Although the affordable units were larger than the market-rate units, other factors typically add substantial costs to the state-funded building, witnesses said.

Those include prevailing wage requirement, which compels builders on publicly funded projects to pay union wages even when non-union workers are used.

Other cost drivers are environmental building standards and so-called soft costs. Those can amount to as much as 23 percent of a project’s total cost, and include architect fees, fees for consultants to help builders wade through a tangle of local, state and federal regulations, and other financial costs associated with projects funded by multiple sources.

“Affordable housing developers do not have the same incentives to contain costs as market-rate developers,” said a report presented to the committee by Common Ground, a nonprofit affordable housing advocacy group.
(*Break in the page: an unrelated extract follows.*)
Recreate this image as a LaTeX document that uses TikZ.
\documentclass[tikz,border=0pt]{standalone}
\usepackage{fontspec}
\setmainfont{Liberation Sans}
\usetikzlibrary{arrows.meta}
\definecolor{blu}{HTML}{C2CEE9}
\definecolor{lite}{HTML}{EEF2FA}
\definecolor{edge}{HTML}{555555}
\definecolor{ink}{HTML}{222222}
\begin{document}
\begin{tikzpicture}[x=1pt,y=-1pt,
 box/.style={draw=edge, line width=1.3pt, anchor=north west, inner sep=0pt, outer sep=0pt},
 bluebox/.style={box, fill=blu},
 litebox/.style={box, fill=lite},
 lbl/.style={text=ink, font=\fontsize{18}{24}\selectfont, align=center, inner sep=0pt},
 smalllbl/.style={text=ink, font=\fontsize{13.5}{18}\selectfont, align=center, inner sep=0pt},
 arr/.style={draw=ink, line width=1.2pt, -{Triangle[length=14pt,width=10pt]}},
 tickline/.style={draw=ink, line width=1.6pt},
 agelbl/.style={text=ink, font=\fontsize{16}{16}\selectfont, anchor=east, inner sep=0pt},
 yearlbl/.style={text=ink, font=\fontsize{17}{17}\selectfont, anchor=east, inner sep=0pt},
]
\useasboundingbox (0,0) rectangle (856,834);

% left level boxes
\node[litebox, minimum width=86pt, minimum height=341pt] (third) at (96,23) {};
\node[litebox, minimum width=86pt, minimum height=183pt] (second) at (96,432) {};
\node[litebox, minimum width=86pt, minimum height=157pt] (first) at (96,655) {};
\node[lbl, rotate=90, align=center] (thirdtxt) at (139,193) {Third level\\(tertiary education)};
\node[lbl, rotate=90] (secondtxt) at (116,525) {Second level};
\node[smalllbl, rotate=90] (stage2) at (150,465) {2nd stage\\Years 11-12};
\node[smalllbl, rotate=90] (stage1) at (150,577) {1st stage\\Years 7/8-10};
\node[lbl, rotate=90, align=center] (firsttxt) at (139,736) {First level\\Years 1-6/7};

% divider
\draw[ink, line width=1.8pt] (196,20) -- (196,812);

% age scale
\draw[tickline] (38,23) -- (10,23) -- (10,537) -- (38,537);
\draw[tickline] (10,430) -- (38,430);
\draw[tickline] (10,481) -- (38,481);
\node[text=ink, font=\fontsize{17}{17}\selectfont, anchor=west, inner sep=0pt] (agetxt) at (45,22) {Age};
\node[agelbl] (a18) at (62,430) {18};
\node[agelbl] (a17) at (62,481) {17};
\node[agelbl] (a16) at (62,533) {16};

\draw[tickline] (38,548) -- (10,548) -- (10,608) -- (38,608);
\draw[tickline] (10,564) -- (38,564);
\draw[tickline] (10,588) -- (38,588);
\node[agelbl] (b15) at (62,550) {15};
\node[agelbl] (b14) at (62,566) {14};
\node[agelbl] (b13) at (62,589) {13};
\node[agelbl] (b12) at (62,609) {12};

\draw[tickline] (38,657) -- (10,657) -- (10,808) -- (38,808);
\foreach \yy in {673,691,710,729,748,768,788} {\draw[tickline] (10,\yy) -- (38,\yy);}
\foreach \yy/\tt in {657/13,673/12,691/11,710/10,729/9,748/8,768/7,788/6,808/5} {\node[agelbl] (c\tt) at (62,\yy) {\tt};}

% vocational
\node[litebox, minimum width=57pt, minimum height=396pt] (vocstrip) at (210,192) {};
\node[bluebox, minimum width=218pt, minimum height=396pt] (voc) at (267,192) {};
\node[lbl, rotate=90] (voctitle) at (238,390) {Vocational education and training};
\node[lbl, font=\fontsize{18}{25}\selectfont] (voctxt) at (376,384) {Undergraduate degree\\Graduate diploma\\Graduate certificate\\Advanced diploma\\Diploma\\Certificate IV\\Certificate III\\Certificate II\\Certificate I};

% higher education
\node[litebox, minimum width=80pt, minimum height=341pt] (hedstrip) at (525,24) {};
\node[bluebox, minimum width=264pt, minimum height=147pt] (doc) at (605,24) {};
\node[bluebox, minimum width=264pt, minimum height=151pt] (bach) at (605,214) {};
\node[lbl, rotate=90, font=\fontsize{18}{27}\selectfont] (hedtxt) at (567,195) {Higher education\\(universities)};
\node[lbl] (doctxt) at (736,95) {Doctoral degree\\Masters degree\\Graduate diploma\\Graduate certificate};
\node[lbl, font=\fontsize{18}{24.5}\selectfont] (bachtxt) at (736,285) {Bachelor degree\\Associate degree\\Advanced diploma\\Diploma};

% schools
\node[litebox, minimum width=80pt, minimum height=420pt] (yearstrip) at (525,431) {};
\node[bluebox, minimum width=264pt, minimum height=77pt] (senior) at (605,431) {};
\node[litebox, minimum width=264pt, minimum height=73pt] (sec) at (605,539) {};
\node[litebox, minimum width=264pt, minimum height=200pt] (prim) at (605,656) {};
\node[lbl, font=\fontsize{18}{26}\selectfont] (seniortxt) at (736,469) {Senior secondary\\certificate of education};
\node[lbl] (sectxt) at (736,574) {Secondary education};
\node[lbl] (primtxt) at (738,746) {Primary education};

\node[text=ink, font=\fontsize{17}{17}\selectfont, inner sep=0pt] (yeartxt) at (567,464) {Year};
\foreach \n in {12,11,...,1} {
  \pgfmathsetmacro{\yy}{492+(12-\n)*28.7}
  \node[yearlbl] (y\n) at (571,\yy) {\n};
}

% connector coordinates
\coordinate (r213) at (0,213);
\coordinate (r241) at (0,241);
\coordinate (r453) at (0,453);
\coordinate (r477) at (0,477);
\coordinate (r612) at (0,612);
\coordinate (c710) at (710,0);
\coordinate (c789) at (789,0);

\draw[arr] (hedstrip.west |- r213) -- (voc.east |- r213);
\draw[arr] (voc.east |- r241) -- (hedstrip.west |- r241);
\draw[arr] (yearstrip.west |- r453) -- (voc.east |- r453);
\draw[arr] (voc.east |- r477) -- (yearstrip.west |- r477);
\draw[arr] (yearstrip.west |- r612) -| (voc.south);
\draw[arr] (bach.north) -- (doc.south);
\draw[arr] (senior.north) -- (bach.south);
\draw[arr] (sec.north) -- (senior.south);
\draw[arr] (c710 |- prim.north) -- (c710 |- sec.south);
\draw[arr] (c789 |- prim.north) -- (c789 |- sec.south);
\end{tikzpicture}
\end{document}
With public funding, “affordable housing developers…can actually reap financial rewards for spending more money,” because fees are related to the size or cost of a project, the report said.

In all, the Washington State Housing Trust Fund provided affordable housing for nearly 36,000 households last year. Earlier in the week, the HTF awarded $65 million to break ground on 49 new projects creating 2,349 more affordable units statewide.

The Housing Trust Fund provides some of the capital for building or renovating affordable housing, although each project typically finds funding from many sources, including federal and local governments.

That allows the state to add more than $5 in extra funding for every dollar it spends.

Spending from the Housing Trust Fund has declined since its peak of $200 million in the 2007-09 biennium, with $117 million budgeted for the 2011-13 biennium. That sharp decline mirrors an equally sharp run-up in the four years prior to 2007, when spending jumped 145 percent from the 2003-05 biennium.

Still, the decline of recent years has left lawmakers searching for ways to cut costs without sacrificing quality, a topic that was addressed by multiple witnesses at the hearing.

Housing officials are also looking to put in place a web-based affordable housing search program, much like the one already in use in Seattle.

That type of database would allow those in need of housing to find it quickly. It might also help expand the supply of affordable housing. Right now, agencies that help people find affordable housing tend to know only about units at large developments and a database can allow smaller landlords to market their units.

Several witnesses identified a bright spot in trends in homelessness. Since 2006, homelessness in the state has fallen 16 percent, with a 62 percent drop in the number of homeless families.

The city of Spokane has seen even more dramatic declines, in particular showing an 86 percent drop in chronic homelessness.

Jerrie Allard, director of Community, Housing and Human Services for Spokane, credited a program of “rapid re-housing” for the positive trend.

That program provides qualified people with some of the up-front costs of new housing, rather than putting a family through the expensive multiple steps of shelter, transitional housing and then permanent housing.